Crossing borders with new entry requirements

Planning a trip across the border? What you need to know about new entry requirements coming into effect in 2008.

Puzzled by new entry requirements for Canada and the United States? You’re not alone. Changes to the rules governing what documents you need to get in and out of the country have caused a lot of confusion and congestion during 2007. Whether you’re planning a winter getaway, travelling for the holidays or indulging in a day of cross-border shopping, here’s what you will need to know to get in.

What is the WHTI and why all the fuss?
If you haven’t already heard of the Western Hemisphere Travel Initiative (WHTI), it’s the U.S. law that requires travellers to have a secure document (i.e. a passport, NEXUS card, etc.) to enter the United States. The initiative is the result of recommendations from the 9/11 Commission to improve border security. It was written into law as part of the Intelligence Reform and Terrorism Prevention Act of 2004. The Canadian government has been working with the U.S. to improve border security practices.

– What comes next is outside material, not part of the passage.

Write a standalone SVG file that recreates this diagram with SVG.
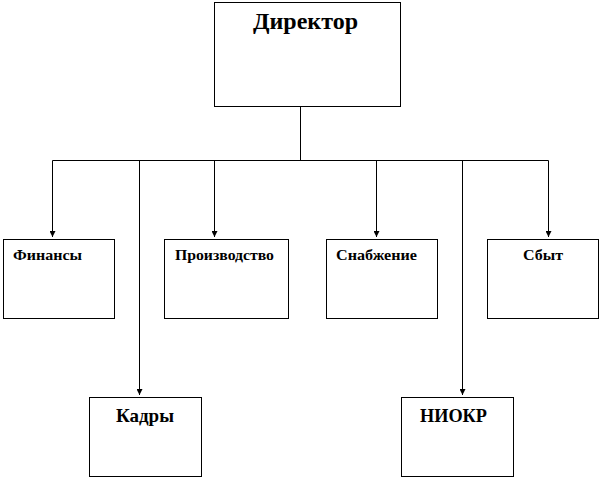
<svg xmlns="http://www.w3.org/2000/svg" width="602" height="479" viewBox="0 0 602 479">
<style>
.box{fill:#fff;stroke:#000;stroke-width:1}
.ln{fill:none;stroke:#000;stroke-width:1}
text{font-family:"Liberation Serif","Times New Roman",serif;font-weight:bold;fill:#000}
.s{font-size:14px}
.m{font-size:19px}
.l{font-size:24px}
</style>
<defs>
<marker id="ah" markerWidth="7" markerHeight="6" refX="6" refY="3" orient="auto" markerUnits="userSpaceOnUse">
<path d="M0,0 L6,3 L0,6 Z" fill="#000"/>
</marker>
</defs>
<rect width="602" height="479" fill="#fff"/>
<g id="connectors">
<path class="ln" d="M300.5,107 V160.5"/>
<path class="ln" d="M52.5,160.5 H548.5"/>
<path class="ln" d="M52.5,160.5 V237" marker-end="url(#ah)"/>
<path class="ln" d="M214.5,160.5 V237" marker-end="url(#ah)"/>
<path class="ln" d="M376.5,160.5 V237" marker-end="url(#ah)"/>
<path class="ln" d="M548.5,160.5 V237" marker-end="url(#ah)"/>
<path class="ln" d="M139.5,160.5 V395" marker-end="url(#ah)"/>
<path class="ln" d="M462.5,160.5 V395" marker-end="url(#ah)"/>
</g>
<g id="director">
<rect class="box" x="214.5" y="2.5" width="186" height="104"/>
<text class="l" x="253" y="29" textLength="105" lengthAdjust="spacingAndGlyphs">Директор</text>
</g>
<g id="finance">
<rect class="box" x="3.5" y="239.5" width="111" height="79"/>
<text class="s" x="13" y="260" textLength="69" lengthAdjust="spacingAndGlyphs">Финансы</text>
</g>
<g id="production">
<rect class="box" x="164.5" y="239.5" width="124" height="79"/>
<text class="s" x="175" y="260" textLength="99" lengthAdjust="spacingAndGlyphs">Производство</text>
</g>
<g id="supply">
<rect class="box" x="326.5" y="239.5" width="111" height="79"/>
<text class="s" x="336" y="260" textLength="81" lengthAdjust="spacingAndGlyphs">Снабжение</text>
</g>
<g id="sales">
<rect class="box" x="487.5" y="239.5" width="111" height="79"/>
<text class="s" x="523" y="260" textLength="40" lengthAdjust="spacingAndGlyphs">Сбыт</text>
</g>
<g id="hr">
<rect class="box" x="89.5" y="397.5" width="112" height="79"/>
<text class="m" x="116" y="422" textLength="58" lengthAdjust="spacingAndGlyphs">Кадры</text>
</g>
<g id="rnd">
<rect class="box" x="401.5" y="397.5" width="112" height="79"/>
<text class="m" x="420" y="422" textLength="67" lengthAdjust="spacingAndGlyphs">НИОКР</text>
</g>
</svg>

The first phase of the WHTI came into effect on January 23, 2007. As of this date, all travellers must have a passport, NEXUS card, or WHTI-compliant document to enter the U.S. by air (including U.S. travellers re-entering the country). This rule includes travel to U.S. Territories such as Puerto Rico and the U.S. Virgin Islands, and even affects travellers transiting the U.S. on their way to another destination (such as a cruise or stop-over).

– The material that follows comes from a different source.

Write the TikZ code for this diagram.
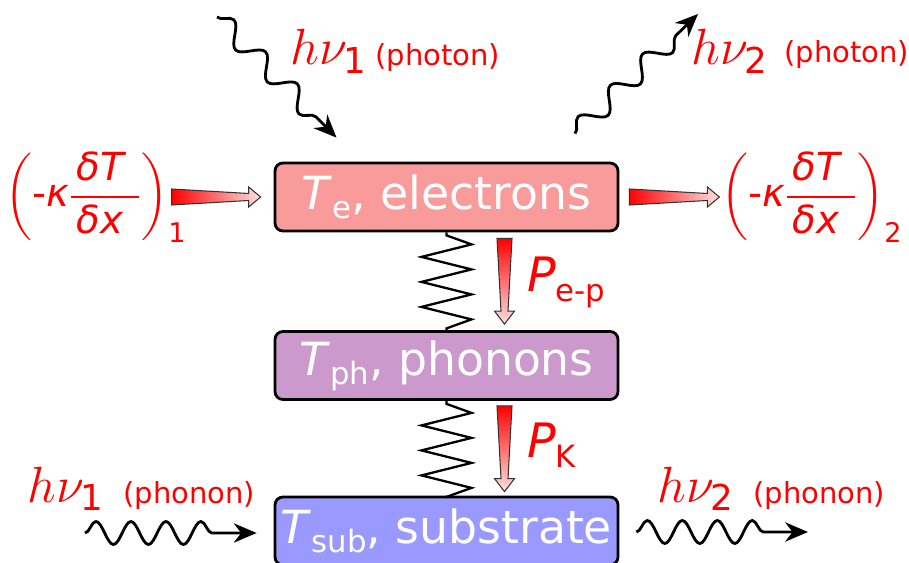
\documentclass[tikz,border=0pt]{standalone}
\usepackage{fix-cm}
\usepackage{amsmath}
\usepackage{fontspec}
\setmainfont{DejaVu Sans}
\usetikzlibrary{arrows.meta,positioning,calc,decorations.pathmorphing}

\definecolor{elecfill}{RGB}{250,155,155}
\definecolor{phonfill}{RGB}{204,153,204}
\definecolor{subfill}{RGB}{153,153,255}

\newcommand{\boxsub}[1]{\raisebox{-5pt}{\fontsize{17.5}{18}\selectfont #1}}
\newcommand{\powsub}[1]{\raisebox{-5.5pt}{\fontsize{17.5}{18}\selectfont #1}}
\newcommand{\gradT}{\dfrac{\hspace{3pt}\text{\itshape δT}\hspace{9pt}}{\text{\itshape δx}\hspace{6pt}}}

% tapered flux arrows, (#1) = tail, (#2) = tip
\newcommand{\hflux}[2]{%
  \shade[flux, left color=red, right color=red!12]
    ($(#1)+(0,-8)$) -- ($(#2)+(-12,-3.5)$) -- ($(#2)+(-12,-10)$) -- (#2)
    -- ($(#2)+(-12,10)$) -- ($(#2)+(-12,3.5)$) -- ($(#1)+(0,8)$) -- cycle;}
\newcommand{\vflux}[2]{%
  \shade[flux, top color=red, bottom color=red!12]
    ($(#1)+(-7.5,0)$) -- ($(#2)+(-3.5,-13)$) -- ($(#2)+(-10,-13)$) -- (#2)
    -- ($(#2)+(10,-13)$) -- ($(#2)+(3.5,-13)$) -- ($(#1)+(7.5,0)$) -- cycle;}

\begin{document}
\begin{tikzpicture}[x=0.02cm, y=-0.02cm, >=Stealth,
  layer/.style={draw, line width=1.6pt, rounded corners=4.5pt, minimum width=6.86cm,
    minimum height=1.36cm, inner sep=0pt, text=white, font=\fontsize{26}{30}\selectfont},
  spring/.style={line width=1.3pt},
  flux/.style={draw=black!80, line width=0.6pt},
  photon/.style={line width=1.6pt, decorate,
    decoration={snake, amplitude=0.2cm, segment length=0.9cm, post length=0.4cm},
    -{Stealth[length=13pt, width=11pt]}},
  phonon/.style={photon, decoration={snake, amplitude=0.23cm, segment length=0.7cm, post length=0.55cm}},
  hnu/.style={text=red, inner sep=0pt, anchor=base west, font=\fontsize{29}{34}\selectfont},
  kind/.style={text=red, inner sep=0pt, anchor=base west, font=\fontsize{16.5}{18}\selectfont},
  power/.style={text=red, inner sep=0pt, anchor=base west, font=\fontsize{27}{30}\selectfont},
  heat/.style={text=red, inner sep=0pt, font=\fontsize{22}{26}\selectfont}]
  \useasboundingbox (0,0) rectangle (909,563);

  % the three layers
  \node[layer, fill=elecfill] (el) at (446.5,197) {\textit{T}\boxsub{e}, electrons};
  \node[layer, fill=phonfill] (ph) at (446.5,365.5) {\textit{T}\boxsub{ph}, phonons};
  \node[layer, fill=subfill] (sub) at (446.5,531) {\textit{T}\boxsub{sub}, substrate};

  % springs between the layers
  \foreach \a/\b in {el/ph, ph/sub}
    \draw[spring] (\a.south) -- ++(0,3) -- ++(25,9) -- ++(-50,12.5) -- ++(50,12.5)
      -- ++(-50,12.5) -- ++(50,12.5) -- ++(-50,12.5) -- ++(50,12.5) -- ++(-25,9) -- (\b.north);

  % heat flows
  \coordinate (qin0) at ($(el.west)+(-102,0)$);
  \coordinate (qin1) at ($(el.west)+(-13,0)$);
  \coordinate (qout0) at ($(el.east)+(10,0)$);
  \coordinate (qout1) at ($(el.east)+(100,0)$);
  \coordinate (pep0) at ($(el.south)+(58,6)$);
  \coordinate (pep1) at ($(ph.north)+(58,-6)$);
  \coordinate (pk0) at ($(ph.south)+(58,5)$);
  \coordinate (pk1) at ($(sub.north)+(58,-4)$);
  \hflux{qin0}{qin1}
  \hflux{qout0}{qout1}
  \vflux{pep0}{pep1}
  \vflux{pk0}{pk1}

  \node[heat] (qL) at (96,197) {$\left(\text{-\itshape κ}\gradT\right)_{\text{1}}$};
  \node[heat] (qR) at (812,197) {$\left(\text{-\itshape κ}\gradT\right)_{\text{2}}$};
  \node[power] (pep) at (527,292) {\textit{P}\powsub{e-p}};
  \node[power] (pk) at (527,458) {\textit{P}\powsub{K}};

  % photons and phonons
  \node[hnu] (hv1) at (290,65) {$h\nu_{\text{1}}$};
  \node[kind] (hv1k) at (375,66) {(photon)};
  \node[hnu] (hv2) at (691,65) {$h\nu_{\text{2}}$};
  \node[kind] (hv2k) at (784,63) {(photon)};
  \node[hnu] (hv3) at (27,502) {$h\nu_{\text{1}}$};
  \node[kind] (hv3k) at (123,503) {(phonon)};
  \node[hnu] (hv4) at (657,502) {$h\nu_{\text{2}}$};
  \node[kind] (hv4k) at (753,503) {(phonon)};

  \coordinate (w1) at (217,17);
  \coordinate (w2) at (698,14);
  \coordinate (w3) at (85,533);
  \coordinate (w4) at (808,532);
  \draw[photon] (w1) -- ($(el.north)+(-110,-24)$);
  \draw[photon] ($(el.north)+(128.5,-28)$) -- (w2);
  \draw[phonon] (w3) -- ($(sub.west)+(-17,2)$);
  \draw[phonon] ($(sub.east)+(17,1)$) -- (w4);
\end{tikzpicture}
\end{document}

The changes caused a lot of confusion, and the influx of passport applications raised passport processing times on both sides of the border. Passport Canada experienced a sharp increase in the volume of passport applications, and in the U.S. the delays became so disruptive that the Department of State was forced to temporarily relax travel restrictions for its citizens until it could deal with the backlog. Travellers experienced a lot of unnecessary hassle, and many simply chose to stay home or postpone vacations.

The governments have since improved services at passport application centres ahead of the implementation of the second phase: Land and Sea Travel.

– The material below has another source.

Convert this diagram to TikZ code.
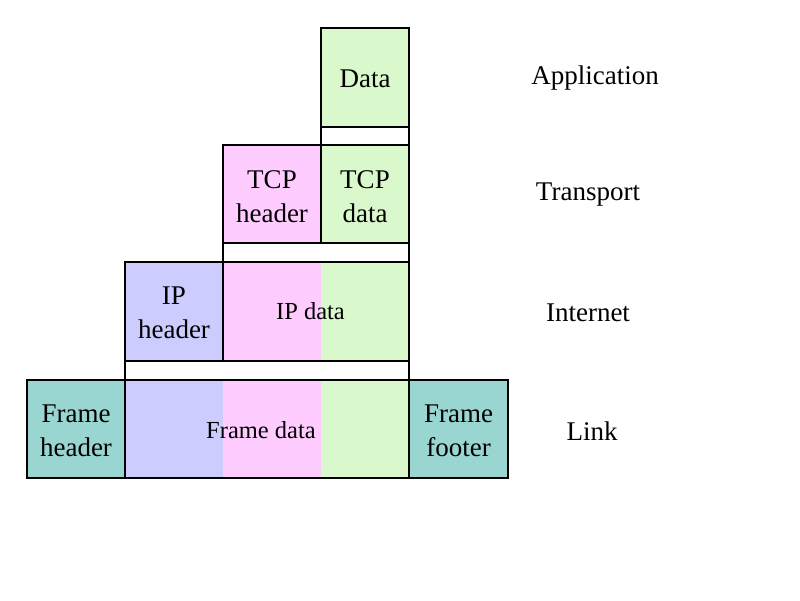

Where do things stand for Land and Sea Travel?
Currently, most travellers only require a driver’s license (or other government-issued photo I.D.) or a birth certificate, though customs officers don’t always request to see them. Verbal declarations of citizenship are still accepted, but travellers should carry proof just in case.

However, stricter requirements for Land and Sea entry will come into affect on January 31, 2008 – but don’t panic about getting a passport just yet. This date is when border patrol will stop accepting verbal declarations of citizenship and start asking you for documentation. Government-issued photo I.D. (such as a drivers’ license) and a birth certificate will suffice for most travellers. Unlike current requirements, you will be asked to produce both documents, not just one.

When will a passport be required for Land and Sea? The Canadian government is pushing for a 2009 start, but it’s up to the U.S. government to determine the date. The U.S. Mission in Canada warns that by end of Summer 2008, United States Customs and Border Protection (CBP) officials will require a WHTI-compliant document for Land and Sea entry. The U.S. Homeland Security website notes that 60 days notice will be given before new legislation comes into effect to allow people time to obtain required documentation.